======== SUPPLIED MATERIAL

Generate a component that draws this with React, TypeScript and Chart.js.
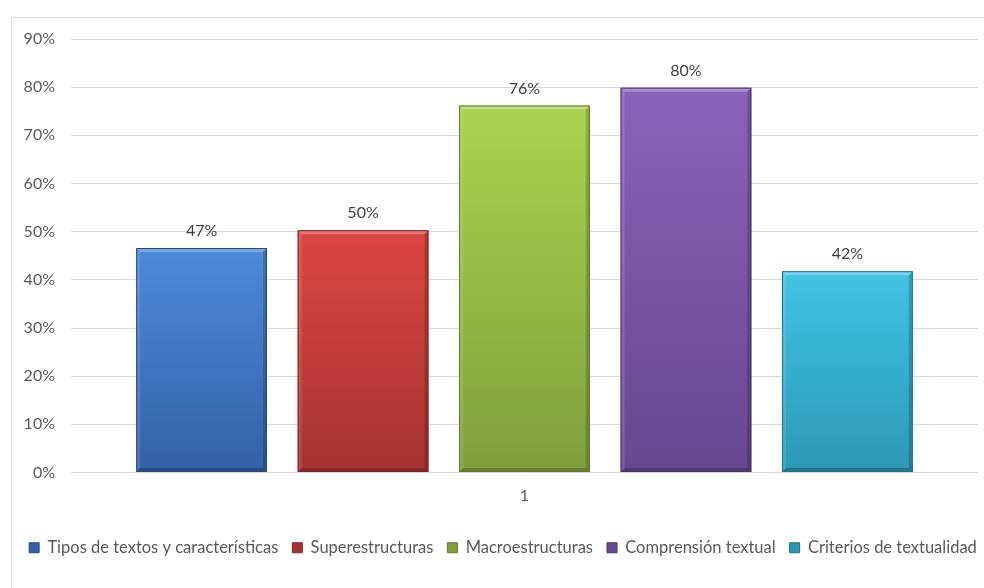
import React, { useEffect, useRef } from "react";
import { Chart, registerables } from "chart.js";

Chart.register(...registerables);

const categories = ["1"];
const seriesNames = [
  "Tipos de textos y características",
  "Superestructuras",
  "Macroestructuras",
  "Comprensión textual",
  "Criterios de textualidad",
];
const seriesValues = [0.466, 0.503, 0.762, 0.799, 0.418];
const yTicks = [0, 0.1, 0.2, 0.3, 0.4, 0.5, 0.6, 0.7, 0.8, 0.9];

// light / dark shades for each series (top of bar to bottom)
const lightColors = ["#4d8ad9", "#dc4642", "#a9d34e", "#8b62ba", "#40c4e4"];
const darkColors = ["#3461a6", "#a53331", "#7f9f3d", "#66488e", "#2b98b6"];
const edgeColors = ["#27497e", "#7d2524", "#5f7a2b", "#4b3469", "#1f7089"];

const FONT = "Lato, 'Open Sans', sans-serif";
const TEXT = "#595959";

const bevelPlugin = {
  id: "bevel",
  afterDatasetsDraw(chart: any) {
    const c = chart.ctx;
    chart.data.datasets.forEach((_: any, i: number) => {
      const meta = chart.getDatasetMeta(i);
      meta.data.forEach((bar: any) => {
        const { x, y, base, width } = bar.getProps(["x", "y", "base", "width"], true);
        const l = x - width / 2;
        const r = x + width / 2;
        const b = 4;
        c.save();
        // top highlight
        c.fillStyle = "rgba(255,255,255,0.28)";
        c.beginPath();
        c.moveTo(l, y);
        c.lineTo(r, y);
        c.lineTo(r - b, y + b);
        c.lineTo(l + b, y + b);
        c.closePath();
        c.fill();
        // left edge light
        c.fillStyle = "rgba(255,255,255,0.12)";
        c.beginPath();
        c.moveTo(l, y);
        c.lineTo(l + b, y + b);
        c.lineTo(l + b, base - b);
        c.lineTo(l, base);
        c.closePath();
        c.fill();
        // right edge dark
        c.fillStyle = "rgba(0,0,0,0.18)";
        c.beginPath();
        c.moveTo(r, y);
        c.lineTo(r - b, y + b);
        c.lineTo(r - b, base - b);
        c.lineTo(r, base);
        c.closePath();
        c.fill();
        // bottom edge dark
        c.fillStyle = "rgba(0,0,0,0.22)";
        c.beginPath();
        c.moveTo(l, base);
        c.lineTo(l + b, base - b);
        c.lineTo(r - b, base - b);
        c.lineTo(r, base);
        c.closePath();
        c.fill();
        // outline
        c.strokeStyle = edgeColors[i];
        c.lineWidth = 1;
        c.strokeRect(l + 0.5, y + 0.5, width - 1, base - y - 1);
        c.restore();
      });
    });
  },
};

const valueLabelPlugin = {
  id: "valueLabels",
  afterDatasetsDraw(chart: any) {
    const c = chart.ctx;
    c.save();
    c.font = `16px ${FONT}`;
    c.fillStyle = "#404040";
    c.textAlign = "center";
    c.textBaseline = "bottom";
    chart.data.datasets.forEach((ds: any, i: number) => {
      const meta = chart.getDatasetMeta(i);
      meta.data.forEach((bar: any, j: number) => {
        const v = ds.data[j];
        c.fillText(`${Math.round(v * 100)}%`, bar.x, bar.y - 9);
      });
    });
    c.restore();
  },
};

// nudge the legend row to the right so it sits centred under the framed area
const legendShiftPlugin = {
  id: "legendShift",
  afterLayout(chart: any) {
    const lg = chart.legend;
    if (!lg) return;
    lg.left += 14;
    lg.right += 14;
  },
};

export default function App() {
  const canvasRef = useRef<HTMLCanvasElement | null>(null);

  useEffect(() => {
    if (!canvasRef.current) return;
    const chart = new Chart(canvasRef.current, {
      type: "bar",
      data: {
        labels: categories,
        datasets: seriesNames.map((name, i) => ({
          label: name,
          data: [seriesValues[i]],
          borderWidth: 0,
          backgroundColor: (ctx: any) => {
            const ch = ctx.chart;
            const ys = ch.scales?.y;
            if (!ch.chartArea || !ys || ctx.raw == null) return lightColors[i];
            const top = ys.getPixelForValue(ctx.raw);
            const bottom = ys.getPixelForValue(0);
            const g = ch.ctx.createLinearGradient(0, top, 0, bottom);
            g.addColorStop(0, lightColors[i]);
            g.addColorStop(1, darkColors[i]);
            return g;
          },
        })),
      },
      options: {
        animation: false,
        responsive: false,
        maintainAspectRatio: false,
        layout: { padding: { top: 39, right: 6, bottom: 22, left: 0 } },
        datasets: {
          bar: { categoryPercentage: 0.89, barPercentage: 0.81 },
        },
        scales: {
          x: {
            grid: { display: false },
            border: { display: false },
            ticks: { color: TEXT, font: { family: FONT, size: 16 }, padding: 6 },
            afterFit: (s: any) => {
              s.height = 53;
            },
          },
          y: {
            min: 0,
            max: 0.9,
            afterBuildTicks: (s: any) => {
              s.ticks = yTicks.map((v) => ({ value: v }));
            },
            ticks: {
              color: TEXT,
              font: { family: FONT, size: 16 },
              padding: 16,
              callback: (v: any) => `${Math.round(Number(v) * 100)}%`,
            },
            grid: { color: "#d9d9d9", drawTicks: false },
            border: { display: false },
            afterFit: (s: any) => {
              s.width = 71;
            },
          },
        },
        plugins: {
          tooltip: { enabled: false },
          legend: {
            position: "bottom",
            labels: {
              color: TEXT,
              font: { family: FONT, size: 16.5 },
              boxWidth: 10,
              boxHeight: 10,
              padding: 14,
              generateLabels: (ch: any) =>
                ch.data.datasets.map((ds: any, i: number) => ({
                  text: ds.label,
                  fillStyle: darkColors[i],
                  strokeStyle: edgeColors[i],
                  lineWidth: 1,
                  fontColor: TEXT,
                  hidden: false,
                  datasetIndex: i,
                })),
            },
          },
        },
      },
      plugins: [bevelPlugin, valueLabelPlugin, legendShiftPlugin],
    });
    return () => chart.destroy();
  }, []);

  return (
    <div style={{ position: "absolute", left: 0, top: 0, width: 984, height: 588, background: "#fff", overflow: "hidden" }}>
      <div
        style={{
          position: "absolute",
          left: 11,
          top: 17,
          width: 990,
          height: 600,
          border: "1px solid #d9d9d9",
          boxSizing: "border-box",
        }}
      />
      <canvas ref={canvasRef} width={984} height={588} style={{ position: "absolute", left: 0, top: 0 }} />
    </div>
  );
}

================

WRITTEN REQUEST – All of the material above should be reproduced exactly, except the pictures.

REPLY TO THE EXERCISE –
Generate a component that draws this with React, TypeScript and Chart.js.
import React, { useEffect, useRef } from "react";
import { Chart, registerables } from "chart.js";

Chart.register(...registerables);

const categories = ["1"];
const seriesNames = [
  "Tipos de textos y características",
  "Superestructuras",
  "Macroestructuras",
  "Comprensión textual",
  "Criterios de textualidad",
];
const seriesValues = [0.466, 0.503, 0.762, 0.799, 0.418];
const yTicks = [0, 0.1, 0.2, 0.3, 0.4, 0.5, 0.6, 0.7, 0.8, 0.9];

// light / dark shades for each series (top of bar to bottom)
const lightColors = ["#4d8ad9", "#dc4642", "#a9d34e", "#8b62ba", "#40c4e4"];
const darkColors = ["#3461a6", "#a53331", "#7f9f3d", "#66488e", "#2b98b6"];
const edgeColors = ["#27497e", "#7d2524", "#5f7a2b", "#4b3469", "#1f7089"];

const FONT = "Lato, 'Open Sans', sans-serif";
const TEXT = "#595959";

const bevelPlugin = {
  id: "bevel",
  afterDatasetsDraw(chart: any) {
    const c = chart.ctx;
    chart.data.datasets.forEach((_: any, i: number) => {
      const meta = chart.getDatasetMeta(i);
      meta.data.forEach((bar: any) => {
        const { x, y, base, width } = bar.getProps(["x", "y", "base", "width"], true);
        const l = x - width / 2;
        const r = x + width / 2;
        const b = 4;
        c.save();
        // top highlight
        c.fillStyle = "rgba(255,255,255,0.28)";
        c.beginPath();
        c.moveTo(l, y);
        c.lineTo(r, y);
        c.lineTo(r - b, y + b);
        c.lineTo(l + b, y + b);
        c.closePath();
        c.fill();
        // left edge light
        c.fillStyle = "rgba(255,255,255,0.12)";
        c.beginPath();
        c.moveTo(l, y);
        c.lineTo(l + b, y + b);
        c.lineTo(l + b, base - b);
        c.lineTo(l, base);
        c.closePath();
        c.fill();
        // right edge dark
        c.fillStyle = "rgba(0,0,0,0.18)";
        c.beginPath();
        c.moveTo(r, y);
        c.lineTo(r - b, y + b);
        c.lineTo(r - b, base - b);
        c.lineTo(r, base);
        c.closePath();
        c.fill();
        // bottom edge dark
        c.fillStyle = "rgba(0,0,0,0.22)";
        c.beginPath();
        c.moveTo(l, base);
        c.lineTo(l + b, base - b);
        c.lineTo(r - b, base - b);
        c.lineTo(r, base);
        c.closePath();
        c.fill();
        // outline
        c.strokeStyle = edgeColors[i];
        c.lineWidth = 1;
        c.strokeRect(l + 0.5, y + 0.5, width - 1, base - y - 1);
        c.restore();
      });
    });
  },
};

const valueLabelPlugin = {
  id: "valueLabels",
  afterDatasetsDraw(chart: any) {
    const c = chart.ctx;
    c.save();
    c.font = `16px ${FONT}`;
    c.fillStyle = "#404040";
    c.textAlign = "center";
    c.textBaseline = "bottom";
    chart.data.datasets.forEach((ds: any, i: number) => {
      const meta = chart.getDatasetMeta(i);
      meta.data.forEach((bar: any, j: number) => {
        const v = ds.data[j];
        c.fillText(`${Math.round(v * 100)}%`, bar.x, bar.y - 9);
      });
    });
    c.restore();
  },
};

// nudge the legend row to the right so it sits centred under the framed area
const legendShiftPlugin = {
  id: "legendShift",
  afterLayout(chart: any) {
    const lg = chart.legend;
    if (!lg) return;
    lg.left += 14;
    lg.right += 14;
  },
};

export default function App() {
  const canvasRef = useRef<HTMLCanvasElement | null>(null);

  useEffect(() => {
    if (!canvasRef.current) return;
    const chart = new Chart(canvasRef.current, {
      type: "bar",
      data: {
        labels: categories,
        datasets: seriesNames.map((name, i) => ({
          label: name,
          data: [seriesValues[i]],
          borderWidth: 0,
          backgroundColor: (ctx: any) => {
            const ch = ctx.chart;
            const ys = ch.scales?.y;
            if (!ch.chartArea || !ys || ctx.raw == null) return lightColors[i];
            const top = ys.getPixelForValue(ctx.raw);
            const bottom = ys.getPixelForValue(0);
            const g = ch.ctx.createLinearGradient(0, top, 0, bottom);
            g.addColorStop(0, lightColors[i]);
            g.addColorStop(1, darkColors[i]);
            return g;
          },
        })),
      },
      options: {
        animation: false,
        responsive: false,
        maintainAspectRatio: false,
        layout: { padding: { top: 39, right: 6, bottom: 22, left: 0 } },
        datasets: {
          bar: { categoryPercentage: 0.89, barPercentage: 0.81 },
        },
        scales: {
          x: {
            grid: { display: false },
            border: { display: false },
            ticks: { color: TEXT, font: { family: FONT, size: 16 }, padding: 6 },
            afterFit: (s: any) => {
              s.height = 53;
            },
          },
          y: {
            min: 0,
            max: 0.9,
            afterBuildTicks: (s: any) => {
              s.ticks = yTicks.map((v) => ({ value: v }));
            },
            ticks: {
              color: TEXT,
              font: { family: FONT, size: 16 },
              padding: 16,
              callback: (v: any) => `${Math.round(Number(v) * 100)}%`,
            },
            grid: { color: "#d9d9d9", drawTicks: false },
            border: { display: false },
            afterFit: (s: any) => {
              s.width = 71;
            },
          },
        },
        plugins: {
          tooltip: { enabled: false },
          legend: {
            position: "bottom",
            labels: {
              color: TEXT,
              font: { family: FONT, size: 16.5 },
              boxWidth: 10,
              boxHeight: 10,
              padding: 14,
              generateLabels: (ch: any) =>
                ch.data.datasets.map((ds: any, i: number) => ({
                  text: ds.label,
                  fillStyle: darkColors[i],
                  strokeStyle: edgeColors[i],
                  lineWidth: 1,
                  fontColor: TEXT,
                  hidden: false,
                  datasetIndex: i,
                })),
            },
          },
        },
      },
      plugins: [bevelPlugin, valueLabelPlugin, legendShiftPlugin],
    });
    return () => chart.destroy();
  }, []);

  return (
    <div style={{ position: "absolute", left: 0, top: 0, width: 984, height: 588, background: "#fff", overflow: "hidden" }}>
      <div
        style={{
          position: "absolute",
          left: 11,
          top: 17,
          width: 990,
          height: 600,
          border: "1px solid #d9d9d9",
          boxSizing: "border-box",
        }}
      />
      <canvas ref={canvasRef} width={984} height={588} style={{ position: "absolute", left: 0, top: 0 }} />
    </div>
  );
}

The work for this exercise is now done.